OBJECTIVE: Retype, please, the listing from its opening line through the line that contains "import seaborn as sns", both included, without the pictures.

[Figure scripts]
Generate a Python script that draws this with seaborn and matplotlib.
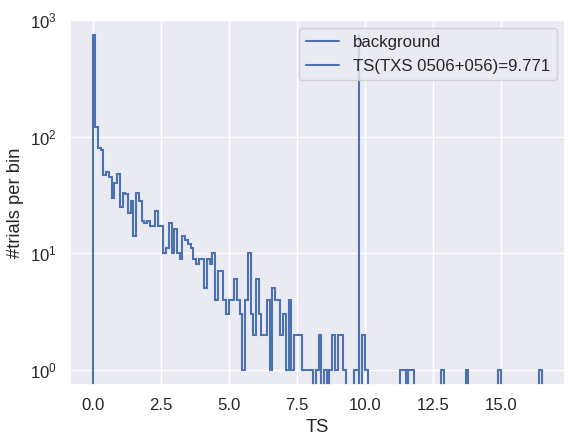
import numpy as np
import matplotlib
matplotlib.use("Agg")
import matplotlib.pyplot as plt
import seaborn as sns

# histogram of background TS trials, bin width 0.1
bin_width = 0.1
counts = [750, 120, 80, 76, 47, 50, 45, 30, 40, 48,
          25, 33, 32, 22, 28, 14, 33, 28, 19, 18,
          19, 17, 17, 23, 17, 17, 10, 11, 18, 10,
          16, 10, 9, 14, 13, 12, 11, 9, 8, 9,
          9, 5, 9, 8, 10, 4, 7, 7, 4, 3,
          4, 4, 6, 4, 3, 1, 4, 10, 3, 2,
          6, 3, 2, 2, 4, 1, 5, 4, 4, 2,
          3, 1, 4, 1, 2, 2, 2, 1, 1, 1,
          1, 0, 1, 2, 0, 1, 0, 1, 2, 1,
          2, 2, 1, 0, 0, 0, 1, 1, 0, 2,
          1, 0, 0, 0, 0, 0, 0, 0, 0, 0,
          0, 0, 0, 1, 1, 0, 1, 1, 0, 0,
          0, 0, 0, 0, 0, 0, 0, 0, 1, 0,
          0, 0, 0, 0, 0, 0, 0, 1, 0, 0,
          0, 0, 0, 0, 0, 0, 0, 0, 0, 1,
          0, 0, 0, 0, 0, 0, 0, 0, 0, 0,
          0, 0, 0, 0, 1]
ts_source = 9.771
ts_label = "TS(TXS 0506+056)=9.771"

sns.set_theme(font_scale=1.1)
plt.rcParams['font.family'] = ['Liberation Sans', 'DejaVu Sans']
edges = np.arange(len(counts) + 1) * bin_width

fig = plt.figure(figsize=(5.74, 4.45), dpi=100)
ax = fig.add_axes([70 / 574, 1 - 385 / 445, 495 / 574, 365 / 445])
color = sns.color_palette()[0]
ax.stairs(counts, edges, color=color, linewidth=1.5, label="background")
ax.plot([ts_source, ts_source], [1e-3, max(counts)], color=color,
        linewidth=1.5, label=ts_label)
ax.set_yscale("log")
ax.set_ylim(0.74, 1000)
ax.set_xlim(-0.83, 17.35)
ax.set_xlabel("TS")
ax.set_ylabel("#trials per bin")
ax.legend(loc="upper right")
fig.savefig("out.png", dpi=100)
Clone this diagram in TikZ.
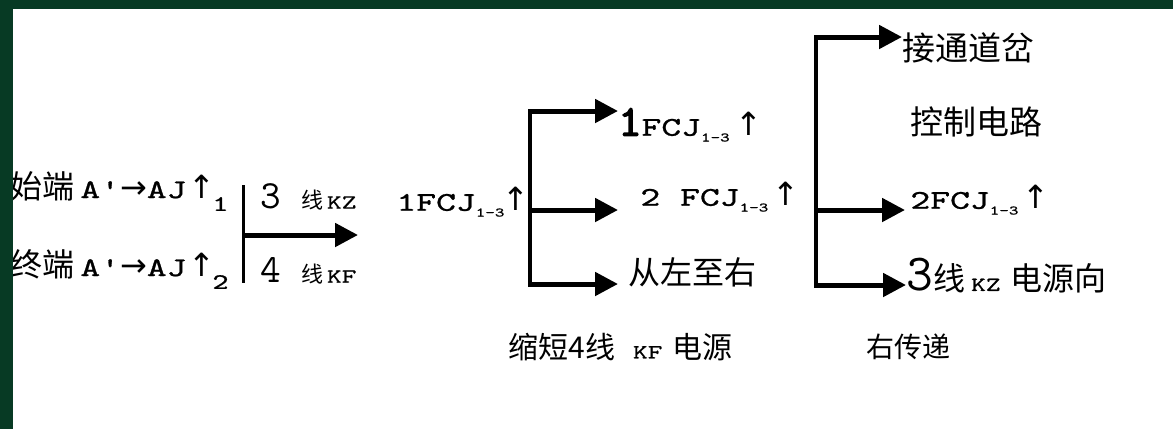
\documentclass[tikz,border=0pt]{standalone}
\usepackage{fontspec}
\newfontfamily\cjk{Noto Sans CJK SC}
\newfontfamily\sym{DejaVu Sans}
\newfontfamily\lat{lmmono10-regular.otf}[FakeStretch=1.4,FakeBold=1]
\newfontfamily\latb{lmmono10-regular.otf}[FakeBold=3]
\usetikzlibrary{arrows.meta}
\definecolor{framegreen}{HTML}{073A24}
\newcommand\fsz[1]{\fontsize{#1}{#1}\selectfont}
\newcommand\sub[1]{\raisebox{-0.5ex}{\lat\fsz{6.5}#1}}
\newcommand\up{{\sym\fsz{16}↑}}
\begin{document}
\begin{tikzpicture}[x=0.5pt,y=-0.5pt,
  txt/.style={inner sep=0pt,anchor=west,font=\lat\fsz{13.5}},
  arr/.style={line width=2.5pt,-{Triangle[length=11.5pt,width=11.5pt]}},
  thinbar/.style={line width=1.5pt},
  bar/.style={line width=2pt}]
\fill[white] (0,0) rectangle (1173,429);
\useasboundingbox (0,0) rectangle (1173,429);
% left group
\node[txt] (s1) at (10,191) {{\cjk\fsz{16}始端}\hspace{3pt}\fsz{13.5}A'{\sym\fsz{16}→}AJ\hspace{1pt}\up\hspace{-1.5pt}\raisebox{-1.1ex}{\lat\fsz{11}1}};
\node[txt] (s2) at (10,269) {{\cjk\fsz{16}终端}\hspace{3pt}\fsz{13.5}A'{\sym\fsz{16}→}AJ\hspace{1pt}\up\hspace{-1.5pt}\raisebox{-1.1ex}{\lat\fsz{11}2}};
\node[txt] (k3) at (260,197) {{\ttfamily\fsz{20}3}\hspace{10pt}{\cjk\fsz{11}线}\hspace{2pt}{\fsz{10}KZ}};
\node[txt] (k4) at (260,271) {{\ttfamily\fsz{20}4}\hspace{10pt}{\cjk\fsz{11}线}\hspace{2pt}{\fsz{10}KF}};
\coordinate (a0) at (243,185);
\coordinate (a1) at (243,283);
\coordinate (a2) at (242,235);
\coordinate (a3) at (358,235);
\draw[thinbar] (a0) -- (a1);
\draw[arr] (a2) -- (a3);
% middle group
\node[txt] (m0) at (396,202) {1FCJ\sub{1-3}\hspace{-1pt}\up};
\node[txt] (m1) at (618,125) {{\latb\fsz{22}1}FCJ\sub{1-3}\hspace{3pt}\up};
\node[txt] (m2) at (640,197) {2 FCJ\sub{1-3}\hspace{2pt}\up};
\node[txt] (m3) at (628,272) {\cjk\fsz{16}从左至右};
\node[txt] (m4) at (508,347) {\cjk\fsz{15}缩短4线\hspace{9pt}{\lat\fsz{10}KF}\hspace{5pt}电源};
\coordinate (b0) at (530,109);
\coordinate (b1) at (530,286);
\coordinate (b2) at (528,111);
\coordinate (b3) at (528,210);
\coordinate (b4) at (528,284);
\draw[bar] (b0) -- (b1);
\draw[arr] (b2) -- (b2 -| m1.west);
\draw[arr] (b3) -- ([xshift=-11pt]b3 -| m2.west);
\draw[arr] (b4) -- ([xshift=-5pt]b4 -| m3.west);
% right group
\node[txt] (r1) at (902,48) {\cjk\fsz{16.5}接通道岔};
\node[txt] (r2) at (910,122) {\cjk\fsz{16.5}控制电路};
\node[txt] (r3) at (910,200) {2FCJ\sub{1-3}\hspace{2pt}\up};
\node[txt] (r4) at (906,276) {{\ttfamily\fsz{26}3}{\cjk\fsz{16}线}\hspace{3pt}{\fsz{10}KZ}\hspace{5pt}{\cjk\fsz{16}电源向}};
\node[txt] (r5) at (866,347) {\cjk\fsz{14}右传递};
\coordinate (c0) at (816,35);
\coordinate (c1) at (816,287);
\coordinate (c2) at (814,37);
\coordinate (c3) at (814,210);
\coordinate (c4) at (814,285);
\draw[bar] (c0) -- (c1);
\draw[arr] (c2) -- (c2 -| r1.west);
\draw[arr] (c3) -- ([xshift=-2.5pt]c3 -| r3.west);
\draw[arr] (c4) -- (c4 -| r4.west);
% frame
\fill[framegreen] (0,0) rectangle (1173,9);
\fill[framegreen] (0,0) rectangle (13,429);
\end{tikzpicture}
\end{document}
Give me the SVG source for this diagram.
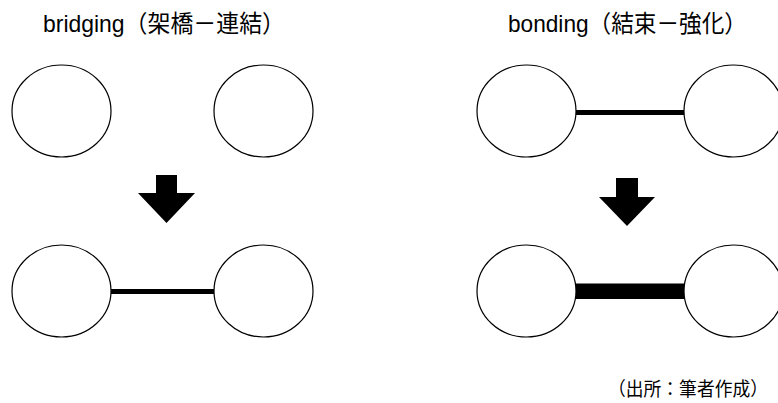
<svg xmlns="http://www.w3.org/2000/svg" width="778" height="403" viewBox="0 0 778 403">
  <style>
    .node { fill: #ffffff; stroke: #000000; stroke-width: 1.2; }
    .title { font-family: "Liberation Sans", "Noto Sans CJK JP", sans-serif; font-size: 24px; fill: #000000; }
    .note { font-family: "Noto Sans CJK JP", "Liberation Sans", sans-serif; font-size: 19px; fill: #000000; }
    .link { stroke: #000000; fill: none; }
    .arrow { fill: #000000; }
  </style>
  <rect x="0" y="0" width="778" height="403" fill="#ffffff"/>

  <text class="title" x="43" y="32" textLength="242" lengthAdjust="spacingAndGlyphs">bridging（架橋－連結）</text>
  <text class="title" x="508" y="32" textLength="239" lengthAdjust="spacingAndGlyphs">bonding（結束－強化）</text>
  <text class="note" x="608" y="396" textLength="160" lengthAdjust="spacingAndGlyphs">（出所：筆者作成）</text>

  <g id="connectors">
    <line class="link" x1="576" y1="112.5" x2="684" y2="112.5" stroke-width="5"/>
    <line class="link" x1="111" y1="291.5" x2="214" y2="291.5" stroke-width="5"/>
    <rect x="576" y="283.5" width="109" height="15.5" fill="#000000"/>
  </g>

  <g id="arrow-left">
    <polygon class="arrow" points="156,175 177,175 177,193 195,193 166.5,223 138,193 156,193"/>
  </g>
  <g id="arrow-right">
    <polygon class="arrow" points="616,178 638,178 638,197 655,197 627,226 599,197 616,197"/>
  </g>

  <g id="bridging-top-left"><ellipse class="node" cx="61.5" cy="111" rx="49.5" ry="46"/></g>
  <g id="bridging-top-right"><ellipse class="node" cx="263.5" cy="111" rx="49.5" ry="46"/></g>
  <g id="bridging-bottom-left"><ellipse class="node" cx="61.5" cy="291" rx="49.5" ry="46"/></g>
  <g id="bridging-bottom-right"><ellipse class="node" cx="263.5" cy="291" rx="49.5" ry="46"/></g>

  <g id="bonding-top-left"><ellipse class="node" cx="526.5" cy="111" rx="49.5" ry="46"/></g>
  <g id="bonding-top-right"><ellipse class="node" cx="733.5" cy="111" rx="49.5" ry="46"/></g>
  <g id="bonding-bottom-left"><ellipse class="node" cx="526.5" cy="291" rx="49.5" ry="46"/></g>
  <g id="bonding-bottom-right"><ellipse class="node" cx="733.5" cy="291" rx="49.5" ry="46"/></g>
</svg>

RESULT:
Generate a Python script that draws this with seaborn and matplotlib.
import numpy as np
import matplotlib
matplotlib.use("Agg")
import matplotlib.pyplot as plt
import seaborn as sns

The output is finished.